● Description of the task
Would you write out the listing verbatim and skip every picture in it?
--- --- ---
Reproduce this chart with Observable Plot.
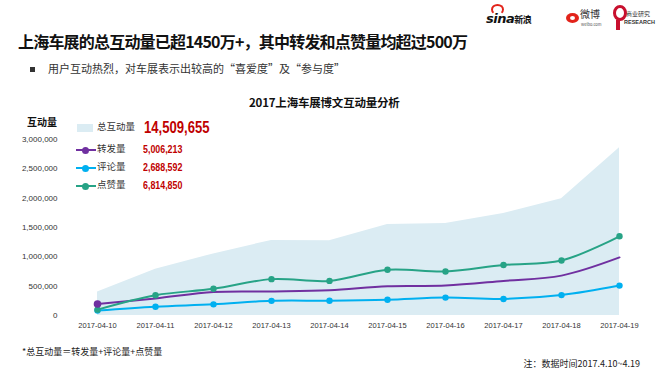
<!DOCTYPE html>
<html>
<head>
<meta charset="utf-8">
<script src="https://cdn.jsdelivr.net/npm/d3@7"></script>
<script src="https://cdn.jsdelivr.net/npm/@observablehq/plot@0.6"></script>
<style>
  html, body { margin: 0; padding: 0; background: #fff; }
  #wrap { position: relative; width: 660px; height: 372px; overflow: hidden;
          font-family: "Noto Sans CJK SC", "Noto Sans", sans-serif; color: #222; }
  .abs { position: absolute; white-space: nowrap; line-height: 1; }
  .num { font-family: "Liberation Sans", Arial, sans-serif; font-weight: bold; color: #c00000;
         transform: scaleX(0.77); transform-origin: left center; }
  #chart { position: absolute; left: 0; top: 0; }
</style>
</head>
<body>
<div id="wrap">
  <div id="chart"></div>

  <!-- logos (approximated) -->
  <div class="abs" style="left:486px; top:12px; font-family:'DejaVu Sans'; font-style:italic; font-weight:bold; font-size:13px; color:#111; letter-spacing:-0.5px;">sina<span style="font-style:normal; font-size:9px; font-family:'Noto Sans CJK SC';">新浪</span></div>
  <div class="abs" style="left:491px; top:4px; width:9px; height:7px; border-radius:50%; border:2px solid #e2231a; border-bottom-color:transparent;"></div>
  <div class="abs" style="left:566px; top:13px; width:13px; height:10px; border-radius:50%; background:#e2231a;"></div>
  <div class="abs" style="left:570px; top:16px; width:5px; height:4px; border-radius:50%; background:#fff;"></div>
  <div class="abs" style="left:580px; top:9px; font-size:10px; color:#333;">微博</div>
  <div class="abs" style="left:581px; top:22px; font-size:4px; color:#555;">weibo.com</div>
  <div class="abs" style="left:613px; top:5px; width:8px; height:10px; border-radius:50%; border:3px solid #c8102e;"></div>
  <div class="abs" style="left:616px; top:20px; width:4px; height:10px; background:#c8102e;"></div>
  <div class="abs" style="left:626px; top:11px; font-size:6px; color:#333;">商业研究</div>
  <div class="abs" style="left:624px; top:20px; font-size:5.5px; font-weight:bold; color:#333; font-family:'Liberation Sans';">RESEARCH</div>

  <!-- titles -->
  <div class="abs" style="left:18px; top:33px; font-size:16px; font-weight:bold; color:#111; letter-spacing:-0.8px;">上海车展的总互动量已超1450万+，其中转发和点赞量均超过500万</div>
  <div class="abs" style="left:30px; top:67px; width:5px; height:5px; background:#333;"></div>
  <div class="abs" style="left:48px; top:63px; font-size:11px; color:#333;">用户互动热烈，对车展表示出较高的“喜爱度”及“参与度”</div>
  <div class="abs" style="left:249px; top:97px; font-size:11.5px; font-weight:bold; color:#111; letter-spacing:-0.2px;">2017上海车展博文互动量分析</div>
  <div class="abs" style="left:27px; top:117px; font-size:10px; font-weight:bold; color:#111;">互动量</div>

  <!-- legend -->
  <div id="legend"></div>

  <!-- footnotes -->
  <div class="abs" style="left:22px; top:347px; font-size:9px; color:#222;">*总互动量＝转发量+评论量+点赞量</div>
  <div class="abs" style="right:20px; top:359px; font-size:9px; color:#222;">注：数据时间2017.4.10~4.19</div>
</div>

<script>
// ---- data ----
const dates = ["2017-04-10","2017-04-11","2017-04-12","2017-04-13","2017-04-14",
               "2017-04-15","2017-04-16","2017-04-17","2017-04-18","2017-04-19"];
const totalInteractions = [400000, 790000, 1050000, 1280000, 1275000, 1550000, 1570000, 1740000, 1990000, 2860000];
const reposts  = [195000, 290000, 400000, 410000, 430000, 500000, 510000, 590000, 680000, 990000];
const comments = [85000, 150000, 190000, 250000, 252000, 268000, 305000, 282000, 348000, 510000];
const likes    = [100000, 346000, 455000, 620000, 590000, 780000, 750000, 860000, 937000, 1350000];
const seriesNames = ["总互动量", "转发量", "评论量", "点赞量"];
const seriesTotals = ["14,509,655", "5,006,213", "2,688,592", "6,814,850"];
const yTicks = [0, 500000, 1000000, 1500000, 2000000, 2500000, 3000000];

const colors = { area: "#dbecf3", reposts: "#7030a0", comments: "#00b0f0", likes: "#27a386" };

const totalData = dates.map((d, i) => ({date: d, value: totalInteractions[i]}));
const repData = dates.map((d, i) => ({date: d, value: reposts[i]}));
const comData = dates.map((d, i) => ({date: d, value: comments[i]}));
const likData = dates.map((d, i) => ({date: d, value: likes[i]}));

const chart = Plot.plot({
  width: 660,
  height: 372,
  marginLeft: 94,
  marginRight: 38,
  marginTop: 139,
  marginBottom: 57,
  style: { fontFamily: "'Liberation Sans', 'DejaVu Sans', sans-serif", color: "#333", background: "transparent" },
  x: { type: "point", domain: dates, padding: 0 },
  y: { domain: [0, 3000000] },
  marks: [
    Plot.areaY(totalData, { x: "date", y: "value", fill: colors.area }),
    Plot.axisY({ ticks: yTicks, tickSize: 0, tickPadding: 37, tickFormat: d3.format(","), fontSize: 8, label: null, fill: "#333" }),
    Plot.axisX({ tickSize: 0, tickPadding: 7, fontSize: 7.5, label: null, fill: "#333" }),
    Plot.line(comData, { x: "date", y: "value", stroke: colors.comments, strokeWidth: 2, curve: "catmull-rom" }),
    Plot.line(repData, { x: "date", y: "value", stroke: colors.reposts, strokeWidth: 2, curve: "catmull-rom" }),
    Plot.line(likData, { x: "date", y: "value", stroke: colors.likes, strokeWidth: 2, curve: "catmull-rom" }),
    Plot.dot(comData, { x: "date", y: "value", fill: colors.comments, r: 3.2 }),
    Plot.dot(likData, { x: "date", y: "value", fill: colors.likes, r: 3.2 }),
    Plot.dot(repData.slice(0, 1), { x: "date", y: "value", fill: colors.reposts, r: 3.8 })
  ]
});
document.getElementById("chart").appendChild(chart);

// ---- legend ----
const legend = document.getElementById("legend");
const legendColors = [colors.area, colors.reposts, colors.comments, colors.likes];
const rowY = [128, 150, 168, 186];
seriesNames.forEach((name, i) => {
  const y = rowY[i];
  if (i === 0) {
    const sw = document.createElement("div");
    sw.className = "abs";
    sw.style.cssText = `left:77px; top:${y - 4}px; width:16px; height:8px; background:${legendColors[i]};`;
    legend.appendChild(sw);
  } else {
    const ln = document.createElement("div");
    ln.className = "abs";
    ln.style.cssText = `left:76px; top:${y - 1}px; width:20px; height:2px; background:${legendColors[i]};`;
    legend.appendChild(ln);
    const dt = document.createElement("div");
    dt.className = "abs";
    dt.style.cssText = `left:82px; top:${y - 3.5}px; width:7px; height:7px; border-radius:50%; background:${legendColors[i]};`;
    legend.appendChild(dt);
  }
  const t = document.createElement("div");
  t.className = "abs";
  t.style.cssText = `left:97px; top:${y - 6}px; font-size:9.5px; color:#333;`;
  t.textContent = name;
  legend.appendChild(t);
  const v = document.createElement("div");
  v.className = "abs num";
  if (i === 0) {
    v.style.cssText = `left:144px; top:${y - 9}px; font-size:17px;`;
  } else {
    v.style.cssText = `left:143px; top:${y - 6}px; font-size:11.5px;`;
  }
  v.textContent = seriesTotals[i];
  legend.appendChild(v);
});
</script>
</body>
</html>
--- --- ---
● Reply
Reproduce this chart with Observable Plot.
<!DOCTYPE html>
<html>
<head>
<meta charset="utf-8">
<script src="https://cdn.jsdelivr.net/npm/d3@7"></script>
<script src="https://cdn.jsdelivr.net/npm/@observablehq/plot@0.6"></script>
<style>
  html, body { margin: 0; padding: 0; background: #fff; }
  #wrap { position: relative; width: 660px; height: 372px; overflow: hidden;
          font-family: "Noto Sans CJK SC", "Noto Sans", sans-serif; color: #222; }
  .abs { position: absolute; white-space: nowrap; line-height: 1; }
  .num { font-family: "Liberation Sans", Arial, sans-serif; font-weight: bold; color: #c00000;
         transform: scaleX(0.77); transform-origin: left center; }
  #chart { position: absolute; left: 0; top: 0; }
</style>
</head>
<body>
<div id="wrap">
  <div id="chart"></div>

  <!-- logos (approximated) -->
  <div class="abs" style="left:486px; top:12px; font-family:'DejaVu Sans'; font-style:italic; font-weight:bold; font-size:13px; color:#111; letter-spacing:-0.5px;">sina<span style="font-style:normal; font-size:9px; font-family:'Noto Sans CJK SC';">新浪</span></div>
  <div class="abs" style="left:491px; top:4px; width:9px; height:7px; border-radius:50%; border:2px solid #e2231a; border-bottom-color:transparent;"></div>
  <div class="abs" style="left:566px; top:13px; width:13px; height:10px; border-radius:50%; background:#e2231a;"></div>
  <div class="abs" style="left:570px; top:16px; width:5px; height:4px; border-radius:50%; background:#fff;"></div>
  <div class="abs" style="left:580px; top:9px; font-size:10px; color:#333;">微博</div>
  <div class="abs" style="left:581px; top:22px; font-size:4px; color:#555;">weibo.com</div>
  <div class="abs" style="left:613px; top:5px; width:8px; height:10px; border-radius:50%; border:3px solid #c8102e;"></div>
  <div class="abs" style="left:616px; top:20px; width:4px; height:10px; background:#c8102e;"></div>
  <div class="abs" style="left:626px; top:11px; font-size:6px; color:#333;">商业研究</div>
  <div class="abs" style="left:624px; top:20px; font-size:5.5px; font-weight:bold; color:#333; font-family:'Liberation Sans';">RESEARCH</div>

  <!-- titles -->
  <div class="abs" style="left:18px; top:33px; font-size:16px; font-weight:bold; color:#111; letter-spacing:-0.8px;">上海车展的总互动量已超1450万+，其中转发和点赞量均超过500万</div>
  <div class="abs" style="left:30px; top:67px; width:5px; height:5px; background:#333;"></div>
  <div class="abs" style="left:48px; top:63px; font-size:11px; color:#333;">用户互动热烈，对车展表示出较高的“喜爱度”及“参与度”</div>
  <div class="abs" style="left:249px; top:97px; font-size:11.5px; font-weight:bold; color:#111; letter-spacing:-0.2px;">2017上海车展博文互动量分析</div>
  <div class="abs" style="left:27px; top:117px; font-size:10px; font-weight:bold; color:#111;">互动量</div>

  <!-- legend -->
  <div id="legend"></div>

  <!-- footnotes -->
  <div class="abs" style="left:22px; top:347px; font-size:9px; color:#222;">*总互动量＝转发量+评论量+点赞量</div>
  <div class="abs" style="right:20px; top:359px; font-size:9px; color:#222;">注：数据时间2017.4.10~4.19</div>
</div>

<script>
// ---- data ----
const dates = ["2017-04-10","2017-04-11","2017-04-12","2017-04-13","2017-04-14",
               "2017-04-15","2017-04-16","2017-04-17","2017-04-18","2017-04-19"];
const totalInteractions = [400000, 790000, 1050000, 1280000, 1275000, 1550000, 1570000, 1740000, 1990000, 2860000];
const reposts  = [195000, 290000, 400000, 410000, 430000, 500000, 510000, 590000, 680000, 990000];
const comments = [85000, 150000, 190000, 250000, 252000, 268000, 305000, 282000, 348000, 510000];
const likes    = [100000, 346000, 455000, 620000, 590000, 780000, 750000, 860000, 937000, 1350000];
const seriesNames = ["总互动量", "转发量", "评论量", "点赞量"];
const seriesTotals = ["14,509,655", "5,006,213", "2,688,592", "6,814,850"];
const yTicks = [0, 500000, 1000000, 1500000, 2000000, 2500000, 3000000];

const colors = { area: "#dbecf3", reposts: "#7030a0", comments: "#00b0f0", likes: "#27a386" };

const totalData = dates.map((d, i) => ({date: d, value: totalInteractions[i]}));
const repData = dates.map((d, i) => ({date: d, value: reposts[i]}));
const comData = dates.map((d, i) => ({date: d, value: comments[i]}));
const likData = dates.map((d, i) => ({date: d, value: likes[i]}));

const chart = Plot.plot({
  width: 660,
  height: 372,
  marginLeft: 94,
  marginRight: 38,
  marginTop: 139,
  marginBottom: 57,
  style: { fontFamily: "'Liberation Sans', 'DejaVu Sans', sans-serif", color: "#333", background: "transparent" },
  x: { type: "point", domain: dates, padding: 0 },
  y: { domain: [0, 3000000] },
  marks: [
    Plot.areaY(totalData, { x: "date", y: "value", fill: colors.area }),
    Plot.axisY({ ticks: yTicks, tickSize: 0, tickPadding: 37, tickFormat: d3.format(","), fontSize: 8, label: null, fill: "#333" }),
    Plot.axisX({ tickSize: 0, tickPadding: 7, fontSize: 7.5, label: null, fill: "#333" }),
    Plot.line(comData, { x: "date", y: "value", stroke: colors.comments, strokeWidth: 2, curve: "catmull-rom" }),
    Plot.line(repData, { x: "date", y: "value", stroke: colors.reposts, strokeWidth: 2, curve: "catmull-rom" }),
    Plot.line(likData, { x: "date", y: "value", stroke: colors.likes, strokeWidth: 2, curve: "catmull-rom" }),
    Plot.dot(comData, { x: "date", y: "value", fill: colors.comments, r: 3.2 }),
    Plot.dot(likData, { x: "date", y: "value", fill: colors.likes, r: 3.2 }),
    Plot.dot(repData.slice(0, 1), { x: "date", y: "value", fill: colors.reposts, r: 3.8 })
  ]
});
document.getElementById("chart").appendChild(chart);

// ---- legend ----
const legend = document.getElementById("legend");
const legendColors = [colors.area, colors.reposts, colors.comments, colors.likes];
const rowY = [128, 150, 168, 186];
seriesNames.forEach((name, i) => {
  const y = rowY[i];
  if (i === 0) {
    const sw = document.createElement("div");
    sw.className = "abs";
    sw.style.cssText = `left:77px; top:${y - 4}px; width:16px; height:8px; background:${legendColors[i]};`;
    legend.appendChild(sw);
  } else {
    const ln = document.createElement("div");
    ln.className = "abs";
    ln.style.cssText = `left:76px; top:${y - 1}px; width:20px; height:2px; background:${legendColors[i]};`;
    legend.appendChild(ln);
    const dt = document.createElement("div");
    dt.className = "abs";
    dt.style.cssText = `left:82px; top:${y - 3.5}px; width:7px; height:7px; border-radius:50%; background:${legendColors[i]};`;
    legend.appendChild(dt);
  }
  const t = document.createElement("div");
  t.className = "abs";
  t.style.cssText = `left:97px; top:${y - 6}px; font-size:9.5px; color:#333;`;
  t.textContent = name;
  legend.appendChild(t);
  const v = document.createElement("div");
  v.className = "abs num";
  if (i === 0) {
    v.style.cssText = `left:144px; top:${y - 9}px; font-size:17px;`;
  } else {
    v.style.cssText = `left:143px; top:${y - 6}px; font-size:11.5px;`;
  }
  v.textContent = seriesTotals[i];
  legend.appendChild(v);
});
</script>
</body>
</html>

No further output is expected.